I don’t think it is. In fact, the SRT’s report fewer reliability problems than the lower-HP Ram’s. If you’re within the design limits of the components, the increased HP is not going to have any first-order effect on reliability.
Yes but where in the rpm range are they making power? Trucks need low end power your car doesnt it works better with a more even power band.
You know, I thought you had a good thought there, so I did some reading up on this. It turns out the SRT 6.4L makes more horsepower and torque at EVERY RPM, not just up high. Apparently, the main issue was getting the truck to run on 89 octane, whereas the SRT requires 92 octane.

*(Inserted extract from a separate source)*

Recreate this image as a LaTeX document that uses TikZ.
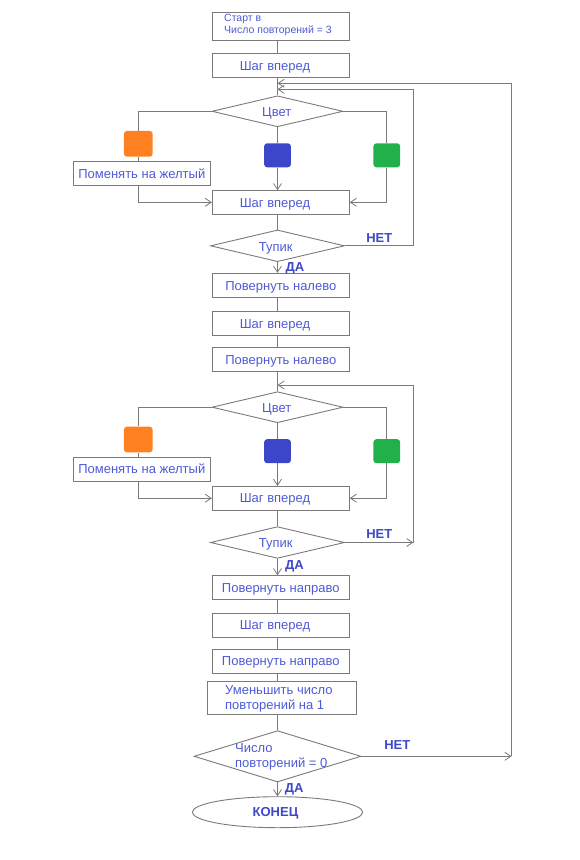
\documentclass[tikz,border=0pt]{standalone}
\usepackage{fontspec}
\setmainfont{Liberation Sans}
\usetikzlibrary{arrows.meta,shapes.geometric}
\definecolor{ln}{HTML}{7A7A7A}
\definecolor{tx}{HTML}{4F5AD6}
\definecolor{lb}{HTML}{3E48C8}
\definecolor{cor}{HTML}{FF8020}
\definecolor{cbl}{HTML}{3C46C8}
\definecolor{cgr}{HTML}{22B04A}
\tikzset{
  box/.style={draw=ln,line width=0.9pt,rectangle,minimum width=137pt,minimum height=24pt,inner sep=0pt,text=tx,font=\fontsize{13}{15}\selectfont,text height=9.4pt,text depth=0pt},
  dia/.style={draw=ln,line width=0.9pt,diamond,inner sep=0pt},
  ttx/.style={text=tx,font=\fontsize{13}{15}\selectfont,inner sep=0pt,text height=9.4pt,text depth=0pt},
  mtx/.style={text=tx,font=\fontsize{13}{15}\selectfont,inner sep=0pt,anchor=west,align=left},
  sq/.style={rounded corners=3pt,inner sep=0pt},
  lbl/.style={text=lb,font=\bfseries\fontsize{13}{15}\selectfont,inner sep=0pt,text height=9.4pt,text depth=0pt},
  con/.style={draw=ln,line width=0.9pt},
  arr/.style={con,-{Straight Barb[length=6pt,width=8pt,line width=0.8pt]}},
}
\begin{document}
\begin{tikzpicture}[x=1pt,y=-1pt]
\useasboundingbox (0,0) rectangle (579,860);
\fill[white] (0,0) rectangle (579,860);
% main axis
\coordinate (cx) at (277.5,0);
% start
\node[box,minimum height=28pt] (start) at (280.8,26.3) {};
\node[text=tx,font=\fontsize{10.5}{12}\selectfont,anchor=west,inner sep=0pt,align=left] (starttxt) at (224,25) {Старт в\\Число повторений = 3};
\node[box] (step1) at (280.8,65.3) {Шаг вперед\kern11.6pt};
% loop 1
\node[dia,minimum width=131pt,minimum height=31pt] (color1) at (277.5,111.3) {};
\node[ttx] (color1t) at (276.7,111.5) {Цвет};
\node[sq,fill=cor,minimum width=28.7pt,minimum height=25.7pt] (or1) at (138.3,143.8) {};
\node[sq,fill=cbl,minimum width=26.7pt,minimum height=24pt] (bl1) at (277.5,155.3) {};
\node[sq,fill=cgr,minimum width=26.7pt,minimum height=24pt] (gr1) at (386.8,155.3) {};
\node[box,minimum height=23.3pt] (ch1) at (141.8,173.3) {Поменять на желтый};
\node[box,minimum height=23.3pt] (step2) at (280.8,202.3) {Шаг вперед\kern11.6pt};
\node[dia,minimum width=134pt,minimum height=31.7pt] (dead1) at (277.5,245.8) {};
\node[ttx] (dead1t) at (275.7,246.3) {Тупик};
\node[box] (left1) at (280.8,285.3) {Повернуть налево};
\node[box] (step3) at (280.8,323.3) {Шаг вперед\kern11.6pt};
\node[box] (left2) at (280.8,359.3) {Повернуть налево};
% loop 2
\node[dia,minimum width=131pt,minimum height=31pt] (color2) at (277.5,407.2) {};
\node[ttx] (color2t) at (276.7,407.5) {Цвет};
\node[sq,fill=cor,minimum width=28.7pt,minimum height=25.7pt] (or2) at (138.3,439.5) {};
\node[sq,fill=cbl,minimum width=26.7pt,minimum height=24pt] (bl2) at (277.5,451.2) {};
\node[sq,fill=cgr,minimum width=26.7pt,minimum height=24pt] (gr2) at (386.8,451.2) {};
\node[box,minimum height=23.7pt] (ch2) at (141.8,469.2) {Поменять на желтый};
\node[box,minimum height=23.7pt] (step4) at (280.8,498.2) {Шаг вперед\kern11.6pt};
\node[dia,minimum width=134pt,minimum height=31.7pt] (dead2) at (277.5,542.5) {};
\node[ttx] (dead2t) at (275.7,542.5) {Тупик};
\node[box,minimum height=23.3pt] (right1) at (280.8,587.3) {Повернуть направо};
\node[box,minimum height=23.7pt] (step5) at (280.8,625.2) {Шаг вперед\kern11.6pt};
\node[box,minimum height=23.7pt] (right2) at (280.8,661.2) {Повернуть направо};
% end part
\node[box,minimum width=148.7pt,minimum height=32.3pt] (dec) at (281.7,697.8) {};
\node[mtx] (dect) at (225,699) {Уменьшить число\\повторений на 1};
\node[dia,minimum width=167pt,minimum height=51.3pt] (cnt) at (277.5,756.3) {};
\node[mtx] (cntt) at (235,756.5) {Число\\повторений = 0};
\node[draw=ln,line width=0.9pt,ellipse,minimum width=170.4pt,minimum height=31pt,inner sep=0pt,text=lb,font=\bfseries\fontsize{13}{15}\selectfont,text height=9.4pt,text depth=0pt] (fin) at (277.5,812.2) {КОНЕЦ\kern4pt};
% labels
\node[lbl] (net1) at (379.3,237.5) {НЕТ};
\node[lbl] (da1) at (295,267) {ДА};
\node[lbl] (net2) at (379.3,533.5) {НЕТ};
\node[lbl] (da2) at (294.5,565) {ДА};
\node[lbl] (net3) at (397.3,745) {НЕТ};
\node[lbl] (da3) at (294.3,787.3) {ДА};
% coordinates
\coordinate (big1) at (511.5,756.3);
\coordinate (big2) at (511.5,83.3);
\coordinate (l1a) at (413.3,245.8);
\coordinate (l1b) at (413.3,89.3);
\coordinate (l2a) at (413.3,542.5);
\coordinate (l2b) at (413.3,385);
\coordinate (xl) at (138.3,0);
\coordinate (xr) at (386.8,0);
% connectors
\draw[con] (start.south -| cx) -- (step1.north -| cx);
\draw[con] (step1.south -| cx) -- (color1.north);
\draw[con] (color1.south) -- (bl1.north);
\draw[arr] (bl1.south) -- (step2.north -| cx);
\draw[con] (color1.west) -- (color1.west -| xl) -- (or1.north);
\draw[con] (or1.south) -- (ch1.north -| xl);
\draw[arr] (ch1.south -| xl) -- (step2.west -| xl) -- (step2.west);
\draw[con] (color1.east) -- (color1.east -| xr) -- (gr1.north);
\draw[arr] (gr1.south) -- (step2.east -| xr) -- (step2.east);
\draw[con] (step2.south -| cx) -- (dead1.north);
\draw[arr] (dead1.south) -- (left1.north -| cx);
\draw[con] (dead1.east) -- (l1a) -- (l1b);
\draw[arr] (l1b) -- (l1b -| cx);
\draw[con] (left1.south -| cx) -- (step3.north -| cx);
\draw[con] (step3.south -| cx) -- (left2.north -| cx);
\draw[con] (left2.south -| cx) -- (color2.north);
\draw[con] (color2.south) -- (bl2.north);
\draw[arr] (bl2.south) -- (step4.north -| cx);
\draw[con] (color2.west) -- (color2.west -| xl) -- (or2.north);
\draw[con] (or2.south) -- (ch2.north -| xl);
\draw[arr] (ch2.south -| xl) -- (step4.west -| xl) -- (step4.west);
\draw[con] (color2.east) -- (color2.east -| xr) -- (gr2.north);
\draw[arr] (gr2.south) -- (step4.east -| xr) -- (step4.east);
\draw[con] (step4.south -| cx) -- (dead2.north);
\draw[arr] (dead2.south) -- (right1.north -| cx);
\draw[arr] (dead2.east) -- (l2a);
\draw[con] (l2a) -- (l2b);
\draw[arr] (l2b) -- (l2b -| cx);
\draw[con] (right1.south -| cx) -- (step5.north -| cx);
\draw[con] (step5.south -| cx) -- (right2.north -| cx);
\draw[con] (right2.south -| cx) -- (dec.north -| cx);
\draw[con] (dec.south -| cx) -- (cnt.north);
\draw[arr] (cnt.south) -- (fin.north);
\draw[arr] (cnt.east) -- (big1);
\draw[con] (big1) -- (big2);
\draw[arr] (big2) -- (big2 -| cx);
\end{tikzpicture}
\end{document}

The SRT versions of that 6.4L Hemi run a compression ratio of 10.9:1, and the truck motor is dialed down to 10:1, and timing changed to allow it to run the lower octane fuel. This also resulted in a less-peaked HP curve, which creative marketing folks can call a “wider power band”, if you like. It’s really just making less HP and torque over the entire band, at all RPM.
Torque (lb-ft.):
Heavy truck 6.4L Hemi: 429 @ 4000 rpm
Light truck 6.4L Hemi: 429 @ 4000 rpm
SRT 6.4L Hemi: 475 @ 4100 rpm
I guess you could split hairs, and say the truck makes it’s maximum torque at an RPM just 2% lower than the car, but the car is actually making more than 429 lb-ft at 4000 RPM, too.
Power (hp):
Heavy truck 6.4L Hemi: 367 @ 4600 rpm
Light truck 6.4L Hemi: 410 @ 5600 rpm
SRT 6.4L Hemi: 485 @ 6100 rpm
Here, yes... obvious difference. In fact, I think the rev limiter on the trucks is set at 5800 rpm on the light truck version and 4660 rpm on the heavy truck version, so it’s just never going to build much horsepower (= torque * rpm / 5252).
I guess it mostly comes down to the almighty dollar, getting them to run on low-octane pump gas.